— Given information —
──────
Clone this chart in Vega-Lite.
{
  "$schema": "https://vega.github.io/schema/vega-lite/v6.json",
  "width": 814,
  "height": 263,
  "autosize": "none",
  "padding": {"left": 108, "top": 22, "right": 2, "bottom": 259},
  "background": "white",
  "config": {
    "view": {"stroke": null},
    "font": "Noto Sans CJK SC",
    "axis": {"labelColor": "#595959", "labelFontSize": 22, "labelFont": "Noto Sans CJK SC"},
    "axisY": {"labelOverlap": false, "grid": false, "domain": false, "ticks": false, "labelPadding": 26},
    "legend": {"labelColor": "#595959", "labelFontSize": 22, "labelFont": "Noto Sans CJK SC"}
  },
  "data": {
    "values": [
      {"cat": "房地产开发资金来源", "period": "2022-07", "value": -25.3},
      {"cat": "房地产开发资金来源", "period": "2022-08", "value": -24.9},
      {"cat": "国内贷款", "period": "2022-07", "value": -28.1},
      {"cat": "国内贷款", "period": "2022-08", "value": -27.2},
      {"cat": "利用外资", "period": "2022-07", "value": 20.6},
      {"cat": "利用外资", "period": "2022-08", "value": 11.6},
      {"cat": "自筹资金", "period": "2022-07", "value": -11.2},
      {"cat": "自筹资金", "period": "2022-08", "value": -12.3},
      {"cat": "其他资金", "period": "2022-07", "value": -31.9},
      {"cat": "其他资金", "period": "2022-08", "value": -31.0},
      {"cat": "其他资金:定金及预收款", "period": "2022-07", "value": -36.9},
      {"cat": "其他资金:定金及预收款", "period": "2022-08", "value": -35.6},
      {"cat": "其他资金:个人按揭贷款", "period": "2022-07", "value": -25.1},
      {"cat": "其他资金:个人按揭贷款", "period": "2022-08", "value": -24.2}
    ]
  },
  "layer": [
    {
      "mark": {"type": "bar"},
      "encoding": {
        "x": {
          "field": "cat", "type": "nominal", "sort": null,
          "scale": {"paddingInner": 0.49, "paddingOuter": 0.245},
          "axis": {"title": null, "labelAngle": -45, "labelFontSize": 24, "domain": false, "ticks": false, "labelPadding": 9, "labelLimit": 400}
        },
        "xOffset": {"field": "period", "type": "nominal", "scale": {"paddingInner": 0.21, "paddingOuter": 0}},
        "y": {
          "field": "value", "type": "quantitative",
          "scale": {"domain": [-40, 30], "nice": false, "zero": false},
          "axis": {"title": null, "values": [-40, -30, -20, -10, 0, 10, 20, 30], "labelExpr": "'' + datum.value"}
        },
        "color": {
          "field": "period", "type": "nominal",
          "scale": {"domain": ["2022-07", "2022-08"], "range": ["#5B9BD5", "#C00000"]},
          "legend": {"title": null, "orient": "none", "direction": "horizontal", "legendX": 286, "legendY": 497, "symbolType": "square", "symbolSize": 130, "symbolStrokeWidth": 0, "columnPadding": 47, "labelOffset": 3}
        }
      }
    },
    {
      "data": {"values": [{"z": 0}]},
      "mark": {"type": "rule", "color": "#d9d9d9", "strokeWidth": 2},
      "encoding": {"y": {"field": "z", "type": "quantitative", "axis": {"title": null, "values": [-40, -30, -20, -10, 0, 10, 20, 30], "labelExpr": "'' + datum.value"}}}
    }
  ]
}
──────
Repeat the data above, word for word.

— Finished task —
Clone this chart in Vega-Lite.
{
  "$schema": "https://vega.github.io/schema/vega-lite/v6.json",
  "width": 814,
  "height": 263,
  "autosize": "none",
  "padding": {"left": 108, "top": 22, "right": 2, "bottom": 259},
  "background": "white",
  "config": {
    "view": {"stroke": null},
    "font": "Noto Sans CJK SC",
    "axis": {"labelColor": "#595959", "labelFontSize": 22, "labelFont": "Noto Sans CJK SC"},
    "axisY": {"labelOverlap": false, "grid": false, "domain": false, "ticks": false, "labelPadding": 26},
    "legend": {"labelColor": "#595959", "labelFontSize": 22, "labelFont": "Noto Sans CJK SC"}
  },
  "data": {
    "values": [
      {"cat": "房地产开发资金来源", "period": "2022-07", "value": -25.3},
      {"cat": "房地产开发资金来源", "period": "2022-08", "value": -24.9},
      {"cat": "国内贷款", "period": "2022-07", "value": -28.1},
      {"cat": "国内贷款", "period": "2022-08", "value": -27.2},
      {"cat": "利用外资", "period": "2022-07", "value": 20.6},
      {"cat": "利用外资", "period": "2022-08", "value": 11.6},
      {"cat": "自筹资金", "period": "2022-07", "value": -11.2},
      {"cat": "自筹资金", "period": "2022-08", "value": -12.3},
      {"cat": "其他资金", "period": "2022-07", "value": -31.9},
      {"cat": "其他资金", "period": "2022-08", "value": -31.0},
      {"cat": "其他资金:定金及预收款", "period": "2022-07", "value": -36.9},
      {"cat": "其他资金:定金及预收款", "period": "2022-08", "value": -35.6},
      {"cat": "其他资金:个人按揭贷款", "period": "2022-07", "value": -25.1},
      {"cat": "其他资金:个人按揭贷款", "period": "2022-08", "value": -24.2}
    ]
  },
  "layer": [
    {
      "mark": {"type": "bar"},
      "encoding": {
        "x": {
          "field": "cat", "type": "nominal", "sort": null,
          "scale": {"paddingInner": 0.49, "paddingOuter": 0.245},
          "axis": {"title": null, "labelAngle": -45, "labelFontSize": 24, "domain": false, "ticks": false, "labelPadding": 9, "labelLimit": 400}
        },
        "xOffset": {"field": "period", "type": "nominal", "scale": {"paddingInner": 0.21, "paddingOuter": 0}},
        "y": {
          "field": "value", "type": "quantitative",
          "scale": {"domain": [-40, 30], "nice": false, "zero": false},
          "axis": {"title": null, "values": [-40, -30, -20, -10, 0, 10, 20, 30], "labelExpr": "'' + datum.value"}
        },
        "color": {
          "field": "period", "type": "nominal",
          "scale": {"domain": ["2022-07", "2022-08"], "range": ["#5B9BD5", "#C00000"]},
          "legend": {"title": null, "orient": "none", "direction": "horizontal", "legendX": 286, "legendY": 497, "symbolType": "square", "symbolSize": 130, "symbolStrokeWidth": 0, "columnPadding": 47, "labelOffset": 3}
        }
      }
    },
    {
      "data": {"values": [{"z": 0}]},
      "mark": {"type": "rule", "color": "#d9d9d9", "strokeWidth": 2},
      "encoding": {"y": {"field": "z", "type": "quantitative", "axis": {"title": null, "values": [-40, -30, -20, -10, 0, 10, 20, 30], "labelExpr": "'' + datum.value"}}}
    }
  ]
}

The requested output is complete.